Com as entradas, percebi logo a filosofia de Rui Paula, a francesinha com lavagante caviar e ovo de codorniz (Soalheiro Espumante 2013) e o foie-gras com presunto pata negra e figo (Rozés Late Harvest 2010) são combinações nada óbvias tocando até na linha do risco, no entanto foram completamente electrizantes, tendo o condão de me fazer querer conhecer mais...


Francesinha e Foi-gras

 

Os minutos de dúvida e salivação seguintes, que me pareceram horas (:-P) foram interrompidos pelos pratos de peixe; Cannelloni de bacalhau com puré de grão-de-bico e coentros (Chocapalha Reserva Branco 2013) e Caldeirada de peixe com rodovalho, mexilhão e lavagante (Principal Branco Reserva 2010).

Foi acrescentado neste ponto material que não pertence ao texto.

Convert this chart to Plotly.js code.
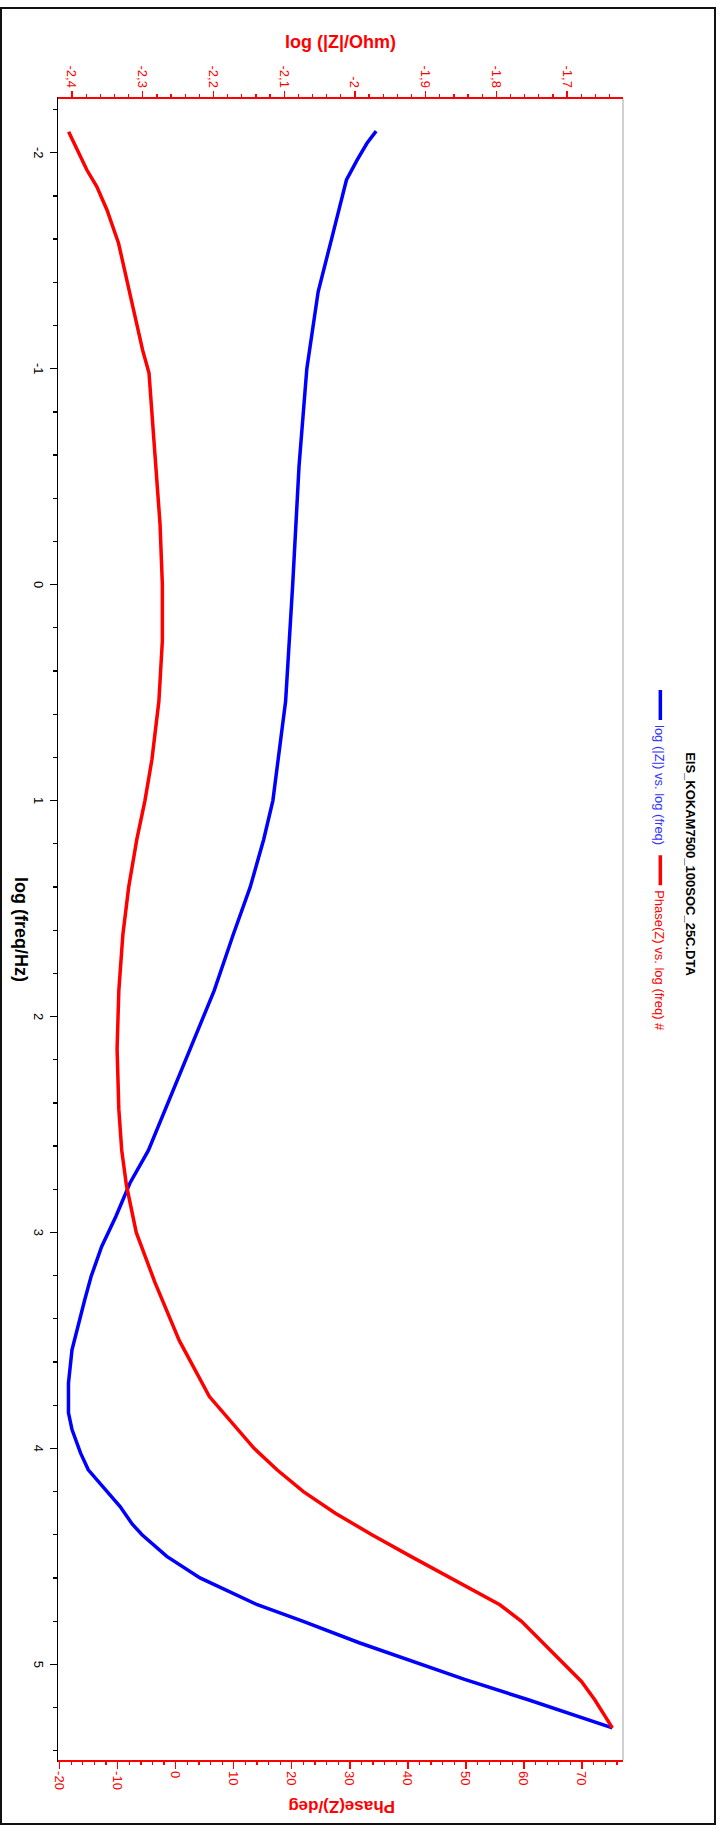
<!DOCTYPE html>
<html>
<head>
<meta charset="utf-8">
<script src="https://cdn.plot.ly/plotly-3.0.1.min.js"></script>
<style>
  html, body { margin:0; padding:0; background:#fff; width:720px; height:1830px; overflow:hidden; }
  #chart { position:absolute; left:0; top:0; width:1830px; height:720px; transform-origin:0 0; transform:translate(720px,0) rotate(90deg); }
  #frame { position:absolute; left:0; top:7px; width:716px; height:1818px; border:2px solid #111; box-sizing:border-box; pointer-events:none; }
</style>
</head>
<body>
<div id="chart"></div>
<div id="frame"></div>
<script>
// ---- data ----
// log(|Z|/Ohm) vs log(freq/Hz)
const freqZ = [-2.100, -2.044, -1.966, -1.874, -1.627, -1.356, -1.000, -0.550, 0.000, 0.540, 1.000, 1.180, 1.400, 1.620, 1.880, 2.150, 2.430, 2.620, 2.771, 2.926, 3.065, 3.204, 3.312, 3.543, 3.697, 3.835, 3.913, 4.021, 4.099, 4.153, 4.207, 4.269, 4.350, 4.400, 4.500, 4.600, 4.724, 4.800, 4.900, 4.993, 5.070, 5.164, 5.294];
const logZ  = [-1.970, -1.983, -1.997, -2.012, -2.031, -2.052, -2.068, -2.079, -2.088, -2.098, -2.116, -2.129, -2.148, -2.172, -2.199, -2.233, -2.267, -2.292, -2.318, -2.338, -2.358, -2.373, -2.382, -2.400, -2.405, -2.405, -2.400, -2.388, -2.377, -2.363, -2.348, -2.332, -2.315, -2.301, -2.266, -2.219, -2.138, -2.074, -1.994, -1.914, -1.845, -1.755, -1.636];
// Phase(Z)/deg vs log(freq/Hz)
const freqPhase = [-2.097, -2.013, -1.920, -1.843, -1.735, -1.581, -1.356, -1.086, -0.980, -0.550, -0.280, 0.000, 0.260, 0.540, 0.810, 1.000, 1.180, 1.400, 1.620, 1.880, 2.150, 2.430, 2.620, 2.780, 3.000, 3.230, 3.500, 3.760, 4.000, 4.100, 4.200, 4.300, 4.400, 4.500, 4.600, 4.724, 4.801, 4.901, 4.993, 5.079, 5.164, 5.294];
const phase     = [-18.45, -17.0, -15.3, -13.6, -11.84, -9.85, -8.0, -5.7, -4.6, -3.4, -2.7, -2.3, -2.3, -2.9, -4.1, -5.3, -6.7, -8.1, -9.1, -9.8, -10.1, -9.8, -9.3, -8.5, -6.8, -3.6, 0.6, 5.8, 13.5, 17.5, 22.0, 27.5, 33.8, 40.5, 47.3, 55.84, 59.57, 63.29, 66.73, 69.9, 72.19, 75.23];

const freqTickVals = [-2, -1, 0, 1, 2, 3, 4, 5];
const freqTickText = ["-2", "-1", "0", "1", "2", "3", "4", "5"];
const zTickVals = [-2.4, -2.3, -2.2, -2.1, -2.0, -1.9, -1.8, -1.7];
const zTickText = ["-2,4", "-2,3", "-2,2", "-2,1", "-2", "-1,9", "-1,8", "-1,7"];
const phaseTickVals = [-20, -10, 0, 10, 20, 30, 40, 50, 60, 70];
const phaseTickText = ["-20", "-10", "0", "10", "20", "30", "40", "50", "60", "70"];

const chartTitle = "EIS_KOKAM7500_100SOC_25C.DTA";
const seriesNames = ["log (|Z|) vs. log (freq)", "Phase(Z) vs. log (freq) #"];

// ---- chart ----
const FONT = "Liberation Sans, Arial, sans-serif";
const RED = "#ff0000", BLUE = "#0000ff";

const traces = [
  { x: freqZ, y: logZ, yaxis: "y", type: "scatter", mode: "lines",
    name: '<span style="color:#3333ff">' + seriesNames[0] + '</span>',
    line: { color: BLUE, width: 3.5 } },
  { x: freqPhase, y: phase, yaxis: "y2", type: "scatter", mode: "lines",
    name: '<span style="color:#ff0000">' + seriesNames[1] + '</span>',
    line: { color: RED, width: 3.5 } }
];

const layout = {
  width: 1830, height: 720,
  margin: { l: 99, r: 70, t: 97, b: 58, pad: 0 },
  paper_bgcolor: "#fff", plot_bgcolor: "#fff",
  font: { family: FONT, size: 13, color: "#000" },
  title: { text: chartTitle, font: { family: FONT, size: 13, weight: 700, color: "#000" },
           x: 864/1830, xref: "container", xanchor: "center", y: 1 - 29/720, yref: "container", yanchor: "middle" },
  showlegend: true,
  legend: { orientation: "h", x: (685-99)/1661, xanchor: "left", y: 1.066, yanchor: "middle",
            font: { family: FONT, size: 13 }, bgcolor: "rgba(0,0,0,0)", borderwidth: 0 },
  xaxis: {
    range: [-2.249, 5.443], showgrid: false, zeroline: false,
    showline: true, linecolor: "#000", linewidth: 1.5,
    tickmode: "array", tickvals: freqTickVals, ticktext: freqTickText,
    ticks: "outside", ticklen: 7, tickwidth: 1.3, tickcolor: "#000",
    tickfont: { family: FONT, size: 13, color: "#000" },
    minor: { dtick: 0.2, tick0: 0, ticks: "outside", ticklen: 3.5, tickwidth: 1.3, tickcolor: "#000", showgrid: false },
    title: { text: "log (freq/Hz)", font: { family: FONT, size: 18, weight: 700, color: "#000" }, standoff: 4 }
  },
  yaxis: {
    range: [-2.4198, -1.621], showgrid: false, zeroline: false,
    showline: true, linecolor: RED, linewidth: 2,
    tickmode: "array", tickvals: zTickVals, ticktext: zTickText,
    ticks: "outside", ticklen: 6.5, tickwidth: 1.3, tickcolor: RED,
    tickfont: { family: FONT, size: 13, color: RED },
    minor: { dtick: 0.02, tick0: 0, ticks: "outside", ticklen: 3.2, tickwidth: 1.3, tickcolor: RED, showgrid: false },
    title: { text: "log (|Z|/Ohm)", font: { family: FONT, size: 18, weight: 700, color: RED }, standoff: 12 }
  },
  yaxis2: {
    overlaying: "y", side: "right",
    range: [-20.28, 77.06], showgrid: false, zeroline: false,
    showline: true, linecolor: RED, linewidth: 2,
    tickmode: "array", tickvals: phaseTickVals, ticktext: phaseTickText,
    ticks: "outside", ticklen: 6.5, tickwidth: 1.3, tickcolor: RED,
    tickfont: { family: FONT, size: 13, color: RED },
    minor: { dtick: 2, tick0: 0, ticks: "outside", ticklen: 3.2, tickwidth: 1.3, tickcolor: RED, showgrid: false }
  },
  shapes: [
    { type: "line", xref: "paper", yref: "paper", x0: 0, x1: 1, y0: 1, y1: 1, line: { color: "#c0c0c0", width: 1.5 } }
  ],
  annotations: [
    { text: "Phase(Z)/deg", textangle: 90, xref: "paper", yref: "paper",
      x: (1807-99)/1661, y: (662 - 378)/565, xanchor: "center", yanchor: "middle", showarrow: false,
      font: { family: FONT, size: 17, weight: 700, color: RED } }
  ]
};

Plotly.newPlot("chart", traces, layout, { displayModeBar: false, staticPlot: true });
</script>
</body>
</html>
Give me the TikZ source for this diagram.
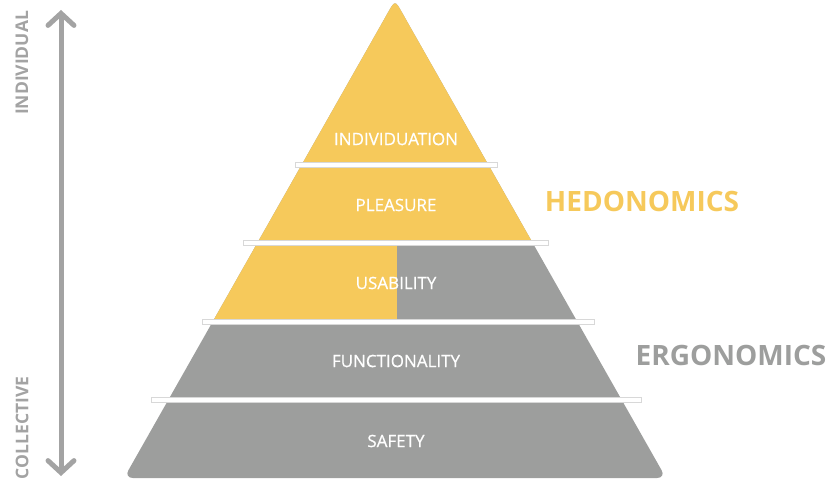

O aroma fumado resultante da boa madeira, a fruta de grande qualidade com notas de laranja e abacaxi envolveram de uma forma bastante harmoniosa o bacalhau.  Este branco sedoso, fresco, com classe e personalidade foi a melhor companhia que o Cannelloni podia ter encontrado.

A caldeirada  combinada com o Principal é uma obra prima só ao alcance dos grandes mestres. O aroma elegante, a brisa cítrica e a mineralidade subtil do vinho conjugado com as pitadas de sabor de cada um dos peixes, é algo que ainda me faz suspirar, este foi certamente um  dos melhores momentos gastronómicos que tive...
As notas herbáceas, florais e tostadas do Principal alicerçadas na sua mineralidade e acidez extraordinárias levaram a um final duradouro, vigoroso e complexo, que melhor aplauso poderia ter esta caldeirada?


Cannelloni de Bacalhau e Caldeirada de Peixe

 

Na carne, dois pratos completamente reinventados por Rui Paula, o Arroz de pato, magret, aiguillette e cítricos (Ninfa Escolha Pinot Noir 2011) e o Porco preto à alentejana com amêijoa, faceira e molho de porco preto (Quinta do Penedo Reserva Tinto 2010).

O magret pedia um vinho estruturado, sofisticado, complexo, com alguma evolução e aromas terciários, o Pinot Noir para além disso, foi bastante generoso, ainda lhe deu notas de cogumelos, fruta vermelha e especiarias. O prato só ficou completo com o vinho, a gastronomia deveria de ter mais encontros destes.

O Porco preto à alentejana pedia um pouco mais de corpo ao Quinta do Penedo, no entanto as notas de fruta madura,  barrica, baunilha, notas fumadas e taninos discretos proporcionaram uma experiencia agradável. 
  

Arroz de Pato e Porco Preto

Já quase no final da noite, as sobremesas começaram por promover uma viagem pela Ásia (Porto Andresen 20 anos Branco), conjugando a acidez, cremosidade, riqueza e orientalidade dos gelados com a doçura, frescura e irreverência do vinho; para mais tarde provocarem um regresso alucinante ao nosso Portugal com o sabor a tradição do caramelo e frutos vermelhos, elevados a outro nível pelos sabores complexos a damascos secos e figos doces do Niepoort Colheita 2000 Tawny, acho que foi neste momento que comecei a olhar com outro nariz para os colheitas :-P

Viagem pela Ásia, Caramelo e frutos vermelhos

O que aprendi com isto tudo? Algo que a minha mãe já me dizia quando era pequeno: "Não critiques se ainda não provaste." :-)

 

Parabéns Chefe Rui Paula pela lição de haute cuisine que me deu, merece, sem dúvida, a estrela!!!

Quero, no entanto,  que me volte a surpreender com algo, "Não importa o que, só que seja bom".